GIVEN PROBLEM
Return only the lines from the top of the data down to the one that holds "-0.236, -0.247, 0.091];", both included, without any pictures.

INFORMATION SHOWN
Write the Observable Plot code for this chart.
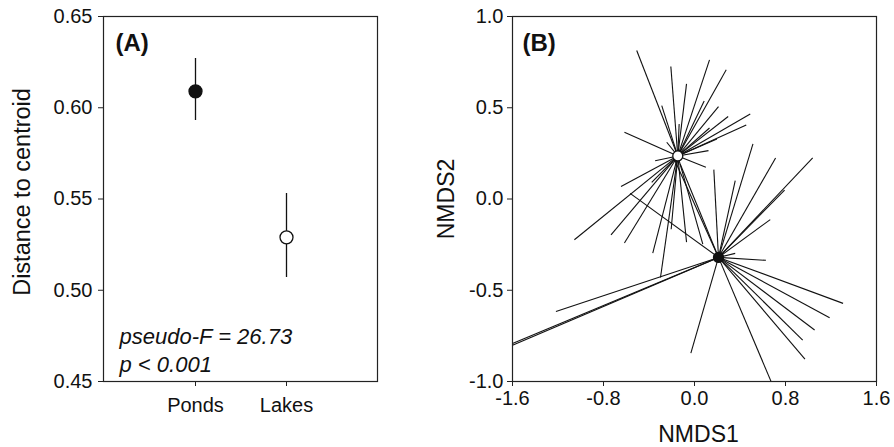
<!DOCTYPE html>
<html>
<head>
<meta charset="utf-8">
<script src="https://cdn.jsdelivr.net/npm/d3@7"></script>
<script src="https://cdn.jsdelivr.net/npm/@observablehq/plot@0.6"></script>
<style>
  html, body { margin: 0; padding: 0; background: white; }
  #wrap { position: relative; width: 894px; height: 447px; overflow: hidden; background: white; }
  #a, #b { position: absolute; top: 0; }
  #a { left: 0; z-index: 1; }
  #b { left: 440px; z-index: 2; }
  svg { overflow: visible; }
</style>
</head>
<body>
<div id="wrap"><div id="a"></div><div id="b"></div></div>
<script>
// ---- Panel A data ----
const categories = ["Ponds", "Lakes"];
const meanDist = [0.609, 0.529];
const lowerDist = [0.593, 0.507];
const upperDist = [0.627, 0.553];
const yTicksA = [0.45, 0.50, 0.55, 0.60, 0.65];

// ---- Panel B data ----
const centroidGroups = ["Ponds", "Lakes"];
const centroidX = [0.211, -0.147];
const centroidY = [-0.320, 0.236];

const lakesX = [-0.508, -0.208, -0.070, 0.132, 0.279, 0.085, -0.288, 0.211, 0.296, 0.490,
                0.455, 0.132, 0.197, -0.135, -0.616, 0.123, 0.100, -0.244, -0.346, -0.646,
                -1.056, -0.734, -0.616, -0.367, -0.299, -0.205, -0.070, 0.073, -0.376];
const lakesY = [0.814, 0.726, 0.631, 0.762, 0.708, 0.537, 0.512, 0.506, 0.452, 0.466,
                0.406, 0.389, 0.329, 0.411, 0.366, 0.265, 0.174, 0.311, 0.210, 0.068,
                -0.223, -0.196, -0.241, -0.296, -0.430, -0.166, -0.236, -0.247, 0.091];

const pondsX = [0.514, 0.713, 1.039, 0.792, 0.666, 0.358, 0.170, 0.358, 0.628, -0.566,
                -0.185, -1.600, -1.600, -1.218, 1.306, 1.188, 1.056, 0.951, 0.971, 0.672,
                -0.032, -0.126];
const pondsY = [0.302, 0.225, 0.225, 0.049, -0.113, 0.101, 0.161, -0.298, -0.336, 0.031,
                0.229, -0.792, -0.801, -0.616, -0.572, -0.651, -0.718, -0.773, -0.877, -0.998,
                -0.845, 0.192];

const xTicksB = [-1.6, -0.8, 0, 0.8, 1.6];
const yTicksB = [-1.0, -0.5, 0, 0.5, 1.0];

const FONT = "'Liberation Sans', Arial, Helvetica, sans-serif";

// ---- Panel A ----
const tableA = categories.map((c, i) => ({cat: c, mean: meanDist[i], lo: lowerDist[i], hi: upperDist[i]}));

const plotA = Plot.plot({
  width: 440, height: 447,
  marginLeft: 103, marginRight: 63, marginTop: 16, marginBottom: 66,
  style: {fontFamily: FONT, fontSize: "20px", background: "transparent", color: "#111", overflow: "visible"},
  x: {type: "point", domain: categories, padding: 1, axis: null},
  y: {domain: [0.45, 0.65], axis: null},
  marks: [
    Plot.frame({stroke: "#222", strokeWidth: 1.2}),
    Plot.axisY({ticks: yTicksA, tickSize: 5, tickPadding: 6, tickFormat: d => d.toFixed(2), label: null, stroke: "#222"}),
    Plot.axisX({tickSize: 5, tickPadding: 11, label: null, stroke: "#222"}),
    Plot.ruleX(tableA, {x: "cat", y1: "lo", y2: "hi", stroke: "#111", strokeWidth: 1.3}),
    Plot.dot(tableA, {x: "cat", y: "mean", r: 6.5, stroke: "#111", strokeWidth: 1.3,
                      fill: d => d.cat === "Ponds" ? "#111" : "white"}),
    Plot.text(["(A)"], {frameAnchor: "top-left", dx: 12, dy: 17, lineAnchor: "top", textAnchor: "start",
                        fontWeight: "bold", fontSize: 24, fill: "#111"}),
    Plot.text(["pseudo-F = 26.73\np < 0.001"], {frameAnchor: "bottom-left", dx: 16, dy: -10, lineAnchor: "bottom",
                        textAnchor: "start", fontStyle: "italic", fontSize: 22, lineHeight: 1.23, fill: "#111"}),
    Plot.text(["Distance to centroid"], {frameAnchor: "left", dx: -81, dy: -7, rotate: -90,
                        textAnchor: "middle", lineAnchor: "middle", fontSize: 23.5, fill: "#111"})
  ]
});
document.getElementById("a").appendChild(plotA);

// ---- Panel B ----
const cLookup = Object.fromEntries(centroidGroups.map((g, i) => [g, {x: centroidX[i], y: centroidY[i]}]));
const spokes = [
  ...lakesX.map((x, i) => ({g: "Lakes", x1: cLookup.Lakes.x, y1: cLookup.Lakes.y, x2: x, y2: lakesY[i]})),
  ...pondsX.map((x, i) => ({g: "Ponds", x1: cLookup.Ponds.x, y1: cLookup.Ponds.y, x2: x, y2: pondsY[i]}))
];
const centroids = centroidGroups.map((g, i) => ({g, x: centroidX[i], y: centroidY[i]}));

const plotB = Plot.plot({
  width: 454, height: 447,
  marginLeft: 72, marginRight: 18, marginTop: 16, marginBottom: 66,
  style: {fontFamily: FONT, fontSize: "20px", background: "transparent", color: "#111", overflow: "visible"},
  x: {domain: [-1.6, 1.6], axis: null},
  y: {domain: [-1, 1], axis: null},
  marks: [
    Plot.link(spokes, {x1: "x1", y1: "y1", x2: "x2", y2: "y2", stroke: "#111", strokeWidth: 1.1, clip: true}),
    Plot.frame({stroke: "#222", strokeWidth: 1.2}),
    Plot.axisY({ticks: yTicksB, tickSize: 5, tickPadding: 4, tickFormat: d => d.toFixed(1), label: null, stroke: "#222"}),
    Plot.axisX({ticks: xTicksB, tickSize: 5, tickPadding: 4, tickFormat: d => d.toFixed(1), label: null, stroke: "#222"}),
    Plot.dot(centroids, {x: "x", y: "y", r: 5, stroke: "#111", strokeWidth: 1.3,
                         fill: d => d.g === "Ponds" ? "#111" : "white"}),
    Plot.text(["(B)"], {frameAnchor: "top-left", dx: 10, dy: 17, lineAnchor: "top", textAnchor: "start",
                        fontWeight: "bold", fontSize: 24, fill: "#111"}),
    Plot.text(["NMDS1"], {frameAnchor: "bottom", dx: 4, dy: 53, lineAnchor: "middle", fontSize: 23, fill: "#111"}),
    Plot.text(["NMDS2"], {frameAnchor: "left", dx: -66, rotate: -90, lineAnchor: "middle",
                          textAnchor: "middle", fontSize: 23, fill: "#111"})
  ]
});
document.getElementById("b").appendChild(plotB);
</script>
</body>
</html>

REPLY TO THE EXERCISE
Write the Observable Plot code for this chart.
<!DOCTYPE html>
<html>
<head>
<meta charset="utf-8">
<script src="https://cdn.jsdelivr.net/npm/d3@7"></script>
<script src="https://cdn.jsdelivr.net/npm/@observablehq/plot@0.6"></script>
<style>
  html, body { margin: 0; padding: 0; background: white; }
  #wrap { position: relative; width: 894px; height: 447px; overflow: hidden; background: white; }
  #a, #b { position: absolute; top: 0; }
  #a { left: 0; z-index: 1; }
  #b { left: 440px; z-index: 2; }
  svg { overflow: visible; }
</style>
</head>
<body>
<div id="wrap"><div id="a"></div><div id="b"></div></div>
<script>
// ---- Panel A data ----
const categories = ["Ponds", "Lakes"];
const meanDist = [0.609, 0.529];
const lowerDist = [0.593, 0.507];
const upperDist = [0.627, 0.553];
const yTicksA = [0.45, 0.50, 0.55, 0.60, 0.65];

// ---- Panel B data ----
const centroidGroups = ["Ponds", "Lakes"];
const centroidX = [0.211, -0.147];
const centroidY = [-0.320, 0.236];

const lakesX = [-0.508, -0.208, -0.070, 0.132, 0.279, 0.085, -0.288, 0.211, 0.296, 0.490,
                0.455, 0.132, 0.197, -0.135, -0.616, 0.123, 0.100, -0.244, -0.346, -0.646,
                -1.056, -0.734, -0.616, -0.367, -0.299, -0.205, -0.070, 0.073, -0.376];
const lakesY = [0.814, 0.726, 0.631, 0.762, 0.708, 0.537, 0.512, 0.506, 0.452, 0.466,
                0.406, 0.389, 0.329, 0.411, 0.366, 0.265, 0.174, 0.311, 0.210, 0.068,
                -0.223, -0.196, -0.241, -0.296, -0.430, -0.166, -0.236, -0.247, 0.091];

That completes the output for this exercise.